GPU-based Implementations of MM Algorithms. Application to Spectroscopy Signal Restoration

Restoration of analytical chemistry data from degraded physical acquisitions is an important task for chemists to obtain accurate component analysis and sound interpretation. The high-dimensional nature of these signals and the large amount of data to be processed call for fast and efficient reconstruction methods. Existing works have primarily relied on optimization algorithms to solve a penalized formulation. Although very powerful, such methods can be computationally heavy, and hyperparameter tuning can be a tedious task for non-experts.
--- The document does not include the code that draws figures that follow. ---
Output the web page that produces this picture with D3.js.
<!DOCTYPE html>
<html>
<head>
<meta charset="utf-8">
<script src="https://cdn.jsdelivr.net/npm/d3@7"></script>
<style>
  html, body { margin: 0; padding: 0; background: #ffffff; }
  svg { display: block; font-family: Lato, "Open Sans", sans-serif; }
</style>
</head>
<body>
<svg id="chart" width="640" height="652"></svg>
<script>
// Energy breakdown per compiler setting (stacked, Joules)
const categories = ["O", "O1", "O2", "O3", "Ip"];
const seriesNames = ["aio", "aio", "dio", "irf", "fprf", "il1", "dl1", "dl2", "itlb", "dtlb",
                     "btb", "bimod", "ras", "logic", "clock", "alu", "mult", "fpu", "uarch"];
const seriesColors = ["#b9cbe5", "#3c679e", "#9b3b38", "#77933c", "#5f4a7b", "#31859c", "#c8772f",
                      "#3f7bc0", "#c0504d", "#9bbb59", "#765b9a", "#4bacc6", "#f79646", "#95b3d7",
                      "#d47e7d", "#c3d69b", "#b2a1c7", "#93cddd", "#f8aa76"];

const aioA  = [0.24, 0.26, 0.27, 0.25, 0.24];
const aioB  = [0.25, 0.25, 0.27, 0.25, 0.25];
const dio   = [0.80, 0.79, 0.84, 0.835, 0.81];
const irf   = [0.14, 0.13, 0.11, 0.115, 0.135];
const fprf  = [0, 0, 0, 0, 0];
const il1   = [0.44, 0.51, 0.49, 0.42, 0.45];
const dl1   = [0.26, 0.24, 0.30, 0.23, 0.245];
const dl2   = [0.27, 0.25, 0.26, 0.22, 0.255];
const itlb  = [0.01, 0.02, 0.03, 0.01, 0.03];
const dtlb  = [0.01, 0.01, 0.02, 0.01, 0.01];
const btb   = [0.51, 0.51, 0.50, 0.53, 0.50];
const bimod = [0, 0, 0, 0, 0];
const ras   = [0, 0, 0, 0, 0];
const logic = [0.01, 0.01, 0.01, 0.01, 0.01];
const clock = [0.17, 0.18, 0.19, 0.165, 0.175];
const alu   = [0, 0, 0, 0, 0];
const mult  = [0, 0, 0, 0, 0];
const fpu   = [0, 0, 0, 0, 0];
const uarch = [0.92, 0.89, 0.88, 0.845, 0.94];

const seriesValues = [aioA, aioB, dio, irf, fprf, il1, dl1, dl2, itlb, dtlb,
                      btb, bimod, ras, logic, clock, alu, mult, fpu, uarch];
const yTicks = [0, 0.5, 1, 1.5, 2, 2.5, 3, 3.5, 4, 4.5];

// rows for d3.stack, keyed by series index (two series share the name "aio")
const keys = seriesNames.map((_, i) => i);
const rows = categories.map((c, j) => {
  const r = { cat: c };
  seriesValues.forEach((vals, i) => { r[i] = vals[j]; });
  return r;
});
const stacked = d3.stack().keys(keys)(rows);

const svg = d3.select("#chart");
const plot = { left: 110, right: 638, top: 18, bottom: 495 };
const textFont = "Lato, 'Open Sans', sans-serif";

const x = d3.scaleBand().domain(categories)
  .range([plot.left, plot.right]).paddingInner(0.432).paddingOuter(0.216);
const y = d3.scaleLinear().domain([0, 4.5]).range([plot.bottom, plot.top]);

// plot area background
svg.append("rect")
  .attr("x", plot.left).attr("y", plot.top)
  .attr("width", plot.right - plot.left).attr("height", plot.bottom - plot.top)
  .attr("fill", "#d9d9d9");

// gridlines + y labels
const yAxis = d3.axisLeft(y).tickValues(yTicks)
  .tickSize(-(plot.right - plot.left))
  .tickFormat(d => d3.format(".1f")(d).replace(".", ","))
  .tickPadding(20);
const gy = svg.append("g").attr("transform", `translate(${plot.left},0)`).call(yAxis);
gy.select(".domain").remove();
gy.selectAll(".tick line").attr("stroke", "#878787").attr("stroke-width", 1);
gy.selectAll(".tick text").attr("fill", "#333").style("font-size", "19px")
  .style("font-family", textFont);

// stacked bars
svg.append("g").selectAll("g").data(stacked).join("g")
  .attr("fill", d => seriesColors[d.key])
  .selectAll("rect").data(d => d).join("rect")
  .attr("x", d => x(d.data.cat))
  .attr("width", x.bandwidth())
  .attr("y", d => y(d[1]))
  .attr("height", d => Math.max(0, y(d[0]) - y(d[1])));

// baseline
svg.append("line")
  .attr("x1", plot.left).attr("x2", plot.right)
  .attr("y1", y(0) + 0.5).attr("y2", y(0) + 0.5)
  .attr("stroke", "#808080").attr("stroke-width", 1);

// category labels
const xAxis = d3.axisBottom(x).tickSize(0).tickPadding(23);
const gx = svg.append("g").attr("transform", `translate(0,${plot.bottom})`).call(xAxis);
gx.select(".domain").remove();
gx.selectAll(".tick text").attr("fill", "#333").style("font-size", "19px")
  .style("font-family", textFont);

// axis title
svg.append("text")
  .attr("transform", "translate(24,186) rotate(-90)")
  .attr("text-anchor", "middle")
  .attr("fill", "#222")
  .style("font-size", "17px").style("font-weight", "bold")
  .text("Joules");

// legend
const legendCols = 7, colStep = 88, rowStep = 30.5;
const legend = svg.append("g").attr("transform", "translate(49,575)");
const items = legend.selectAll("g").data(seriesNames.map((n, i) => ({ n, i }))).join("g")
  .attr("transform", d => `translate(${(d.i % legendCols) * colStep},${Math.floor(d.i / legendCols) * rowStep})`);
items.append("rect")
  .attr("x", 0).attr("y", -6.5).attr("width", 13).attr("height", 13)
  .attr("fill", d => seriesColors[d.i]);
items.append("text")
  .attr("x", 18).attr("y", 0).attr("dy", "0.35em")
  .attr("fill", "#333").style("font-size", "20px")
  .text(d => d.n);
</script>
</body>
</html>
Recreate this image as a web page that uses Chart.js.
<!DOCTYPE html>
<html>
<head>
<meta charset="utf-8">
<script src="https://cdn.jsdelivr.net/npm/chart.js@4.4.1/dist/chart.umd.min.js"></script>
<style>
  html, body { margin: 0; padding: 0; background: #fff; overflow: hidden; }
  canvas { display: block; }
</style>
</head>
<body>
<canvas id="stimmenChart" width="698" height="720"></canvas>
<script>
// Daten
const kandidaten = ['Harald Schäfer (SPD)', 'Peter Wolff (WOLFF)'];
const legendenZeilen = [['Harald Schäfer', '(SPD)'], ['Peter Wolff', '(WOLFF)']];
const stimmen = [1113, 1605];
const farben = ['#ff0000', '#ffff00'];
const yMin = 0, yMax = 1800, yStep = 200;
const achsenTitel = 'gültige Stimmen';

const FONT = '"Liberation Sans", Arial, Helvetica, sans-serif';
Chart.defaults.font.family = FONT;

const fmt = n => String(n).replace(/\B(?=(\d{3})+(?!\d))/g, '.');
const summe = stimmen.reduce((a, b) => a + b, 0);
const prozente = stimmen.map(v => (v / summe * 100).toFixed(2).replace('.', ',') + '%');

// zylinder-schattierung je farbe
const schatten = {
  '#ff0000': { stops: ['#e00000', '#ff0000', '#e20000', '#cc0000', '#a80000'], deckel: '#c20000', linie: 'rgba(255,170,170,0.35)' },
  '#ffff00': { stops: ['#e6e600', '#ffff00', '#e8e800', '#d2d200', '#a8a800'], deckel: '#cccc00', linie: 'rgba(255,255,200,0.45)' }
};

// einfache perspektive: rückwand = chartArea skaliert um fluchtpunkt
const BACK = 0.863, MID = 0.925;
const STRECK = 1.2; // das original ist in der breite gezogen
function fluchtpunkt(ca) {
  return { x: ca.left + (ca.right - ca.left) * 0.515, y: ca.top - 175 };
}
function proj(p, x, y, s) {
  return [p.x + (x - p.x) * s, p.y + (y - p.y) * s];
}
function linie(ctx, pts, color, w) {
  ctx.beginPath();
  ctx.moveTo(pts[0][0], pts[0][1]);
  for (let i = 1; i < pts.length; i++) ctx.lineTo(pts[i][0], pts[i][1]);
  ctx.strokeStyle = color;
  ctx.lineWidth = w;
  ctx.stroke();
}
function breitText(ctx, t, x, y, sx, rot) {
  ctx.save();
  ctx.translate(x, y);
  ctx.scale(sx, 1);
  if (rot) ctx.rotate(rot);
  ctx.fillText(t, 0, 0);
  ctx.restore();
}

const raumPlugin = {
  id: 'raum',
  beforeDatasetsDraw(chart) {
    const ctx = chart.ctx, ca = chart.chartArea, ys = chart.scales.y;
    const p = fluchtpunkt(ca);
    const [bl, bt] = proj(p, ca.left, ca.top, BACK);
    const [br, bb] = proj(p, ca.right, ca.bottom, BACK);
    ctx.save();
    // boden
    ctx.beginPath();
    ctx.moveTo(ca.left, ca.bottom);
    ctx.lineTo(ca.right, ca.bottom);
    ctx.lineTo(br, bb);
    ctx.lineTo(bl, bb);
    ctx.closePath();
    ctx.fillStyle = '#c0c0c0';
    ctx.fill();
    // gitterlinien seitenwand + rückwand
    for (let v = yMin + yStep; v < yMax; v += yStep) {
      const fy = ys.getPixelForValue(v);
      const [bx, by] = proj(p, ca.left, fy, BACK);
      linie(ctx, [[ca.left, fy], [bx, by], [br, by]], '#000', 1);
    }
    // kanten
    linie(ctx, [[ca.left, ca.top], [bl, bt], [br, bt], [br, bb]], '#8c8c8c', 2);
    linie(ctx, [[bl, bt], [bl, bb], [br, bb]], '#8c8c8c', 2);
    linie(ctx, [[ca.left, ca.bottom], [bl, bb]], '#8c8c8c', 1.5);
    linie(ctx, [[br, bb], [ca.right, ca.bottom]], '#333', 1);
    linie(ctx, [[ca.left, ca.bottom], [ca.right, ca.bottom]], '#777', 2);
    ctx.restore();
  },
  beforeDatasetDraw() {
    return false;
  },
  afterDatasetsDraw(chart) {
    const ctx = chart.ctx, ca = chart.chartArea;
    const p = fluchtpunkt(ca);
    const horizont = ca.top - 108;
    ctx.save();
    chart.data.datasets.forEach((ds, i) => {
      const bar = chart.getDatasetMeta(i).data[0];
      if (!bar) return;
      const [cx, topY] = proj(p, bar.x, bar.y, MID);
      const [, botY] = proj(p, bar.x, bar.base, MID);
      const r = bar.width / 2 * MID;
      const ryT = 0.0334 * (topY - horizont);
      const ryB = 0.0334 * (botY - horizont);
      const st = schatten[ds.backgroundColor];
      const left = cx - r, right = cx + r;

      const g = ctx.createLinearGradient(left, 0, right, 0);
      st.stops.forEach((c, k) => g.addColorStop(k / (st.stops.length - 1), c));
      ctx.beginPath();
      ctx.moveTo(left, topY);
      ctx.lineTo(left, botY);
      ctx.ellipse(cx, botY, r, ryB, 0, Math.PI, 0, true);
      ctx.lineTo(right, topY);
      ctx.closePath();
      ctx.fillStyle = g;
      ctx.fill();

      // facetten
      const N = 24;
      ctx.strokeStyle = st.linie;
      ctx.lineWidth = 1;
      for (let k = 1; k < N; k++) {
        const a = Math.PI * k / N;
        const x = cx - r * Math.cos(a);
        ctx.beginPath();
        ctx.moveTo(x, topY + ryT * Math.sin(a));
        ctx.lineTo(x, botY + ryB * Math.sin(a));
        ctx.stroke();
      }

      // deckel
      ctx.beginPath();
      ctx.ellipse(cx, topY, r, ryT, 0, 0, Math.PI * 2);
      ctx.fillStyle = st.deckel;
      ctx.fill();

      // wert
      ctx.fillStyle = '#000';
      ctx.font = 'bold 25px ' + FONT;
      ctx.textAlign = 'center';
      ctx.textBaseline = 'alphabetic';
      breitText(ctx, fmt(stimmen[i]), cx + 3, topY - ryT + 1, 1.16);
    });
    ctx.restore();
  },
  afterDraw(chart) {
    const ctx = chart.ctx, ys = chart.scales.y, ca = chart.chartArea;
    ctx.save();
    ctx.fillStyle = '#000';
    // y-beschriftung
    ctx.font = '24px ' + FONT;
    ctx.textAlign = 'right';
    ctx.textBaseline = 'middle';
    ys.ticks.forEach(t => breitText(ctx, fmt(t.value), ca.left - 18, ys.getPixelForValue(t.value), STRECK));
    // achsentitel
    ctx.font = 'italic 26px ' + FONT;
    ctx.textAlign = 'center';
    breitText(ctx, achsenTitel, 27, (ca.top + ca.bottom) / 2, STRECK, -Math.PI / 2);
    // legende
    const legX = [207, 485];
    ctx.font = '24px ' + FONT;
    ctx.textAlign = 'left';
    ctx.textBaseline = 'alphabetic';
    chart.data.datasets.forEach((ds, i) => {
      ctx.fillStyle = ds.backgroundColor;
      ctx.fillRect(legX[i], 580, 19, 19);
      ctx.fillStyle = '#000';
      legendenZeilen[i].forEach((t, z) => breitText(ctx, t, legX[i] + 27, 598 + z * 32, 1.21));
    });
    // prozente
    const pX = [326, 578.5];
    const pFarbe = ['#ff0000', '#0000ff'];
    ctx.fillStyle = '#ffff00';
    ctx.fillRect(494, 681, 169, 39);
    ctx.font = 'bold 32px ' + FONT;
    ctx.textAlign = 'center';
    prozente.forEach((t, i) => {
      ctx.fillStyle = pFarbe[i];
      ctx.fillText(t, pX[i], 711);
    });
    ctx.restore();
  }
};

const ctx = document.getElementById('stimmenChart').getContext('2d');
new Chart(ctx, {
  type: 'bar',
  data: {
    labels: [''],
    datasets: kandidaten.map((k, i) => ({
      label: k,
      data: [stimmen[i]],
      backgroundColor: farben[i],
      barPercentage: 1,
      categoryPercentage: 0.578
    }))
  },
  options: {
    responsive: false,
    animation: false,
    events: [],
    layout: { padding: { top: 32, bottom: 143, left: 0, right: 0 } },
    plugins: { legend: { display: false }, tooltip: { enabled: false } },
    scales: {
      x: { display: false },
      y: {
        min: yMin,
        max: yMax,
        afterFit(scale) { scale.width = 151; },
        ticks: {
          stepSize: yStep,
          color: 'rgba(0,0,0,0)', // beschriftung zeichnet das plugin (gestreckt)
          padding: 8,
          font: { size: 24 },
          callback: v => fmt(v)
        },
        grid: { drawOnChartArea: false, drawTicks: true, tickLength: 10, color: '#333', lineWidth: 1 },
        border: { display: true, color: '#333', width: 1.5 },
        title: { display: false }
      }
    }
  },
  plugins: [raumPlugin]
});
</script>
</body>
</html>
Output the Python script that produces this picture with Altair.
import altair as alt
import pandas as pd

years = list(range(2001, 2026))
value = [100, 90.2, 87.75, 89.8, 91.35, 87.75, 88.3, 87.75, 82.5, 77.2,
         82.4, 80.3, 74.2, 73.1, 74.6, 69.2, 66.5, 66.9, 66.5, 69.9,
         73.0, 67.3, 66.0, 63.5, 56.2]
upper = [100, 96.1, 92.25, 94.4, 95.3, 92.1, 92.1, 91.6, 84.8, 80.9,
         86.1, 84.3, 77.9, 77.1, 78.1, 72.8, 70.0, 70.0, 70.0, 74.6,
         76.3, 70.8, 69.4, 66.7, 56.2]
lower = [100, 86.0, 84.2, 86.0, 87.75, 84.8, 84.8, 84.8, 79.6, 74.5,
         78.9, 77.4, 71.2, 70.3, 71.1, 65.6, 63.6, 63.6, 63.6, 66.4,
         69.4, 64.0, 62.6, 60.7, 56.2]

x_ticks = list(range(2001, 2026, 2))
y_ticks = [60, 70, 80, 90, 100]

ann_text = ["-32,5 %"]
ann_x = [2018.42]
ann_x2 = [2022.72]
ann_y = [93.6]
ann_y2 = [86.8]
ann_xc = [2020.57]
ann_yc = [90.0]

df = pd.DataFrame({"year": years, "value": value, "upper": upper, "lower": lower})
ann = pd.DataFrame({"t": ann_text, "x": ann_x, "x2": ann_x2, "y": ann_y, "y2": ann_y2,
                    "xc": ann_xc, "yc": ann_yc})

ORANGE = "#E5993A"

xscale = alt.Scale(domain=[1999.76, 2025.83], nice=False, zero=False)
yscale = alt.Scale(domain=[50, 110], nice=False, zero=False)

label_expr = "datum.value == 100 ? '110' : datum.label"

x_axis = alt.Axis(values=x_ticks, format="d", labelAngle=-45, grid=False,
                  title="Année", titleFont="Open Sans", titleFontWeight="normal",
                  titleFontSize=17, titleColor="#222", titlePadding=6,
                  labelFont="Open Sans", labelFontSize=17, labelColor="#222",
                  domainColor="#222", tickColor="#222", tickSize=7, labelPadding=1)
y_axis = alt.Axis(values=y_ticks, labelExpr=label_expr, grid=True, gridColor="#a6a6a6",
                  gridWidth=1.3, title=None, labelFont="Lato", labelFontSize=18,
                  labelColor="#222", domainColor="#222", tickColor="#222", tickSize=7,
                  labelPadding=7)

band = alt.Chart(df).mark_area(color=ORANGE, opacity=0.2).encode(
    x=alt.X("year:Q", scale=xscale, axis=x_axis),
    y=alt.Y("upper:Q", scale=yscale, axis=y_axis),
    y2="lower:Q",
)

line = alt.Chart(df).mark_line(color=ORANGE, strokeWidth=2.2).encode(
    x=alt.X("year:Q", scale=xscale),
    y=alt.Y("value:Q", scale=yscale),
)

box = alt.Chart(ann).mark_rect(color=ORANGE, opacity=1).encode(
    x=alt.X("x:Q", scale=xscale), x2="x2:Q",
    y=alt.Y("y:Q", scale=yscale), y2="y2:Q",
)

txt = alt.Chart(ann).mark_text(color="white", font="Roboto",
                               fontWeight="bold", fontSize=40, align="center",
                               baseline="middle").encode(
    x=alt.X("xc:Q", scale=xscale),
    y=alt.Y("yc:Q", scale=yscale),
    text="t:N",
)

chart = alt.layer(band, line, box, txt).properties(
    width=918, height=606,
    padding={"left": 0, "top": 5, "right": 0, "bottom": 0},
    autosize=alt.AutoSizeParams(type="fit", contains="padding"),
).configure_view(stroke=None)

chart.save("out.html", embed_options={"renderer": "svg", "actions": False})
Another family of approaches explored recently consists in adopting deep learning to perform the signal recovery task in a supervised fashion. Although fast, thanks to their formulations amenable to GPU implementations, these methods usually need large annotated databases and are not explainable. In this work, we propose to combine the best of both worlds, by proposing unfolded Majorization-Minimization (MM) algorithms with the aim to reach fast and accurate methods for sparse spectroscopy signal restoration. Two state-of-the-art iterative MM algorithms are unfolded onto deep network architectures. This allows both the deployment of GPU-friendly tools for accelerated implementation, as well as the introduction of a supervised learning strategy for tuning automatically the regularization parameter. The effectiveness of our approach is demonstrated on the restoration of a large dataset of realistic mass spectrometry data.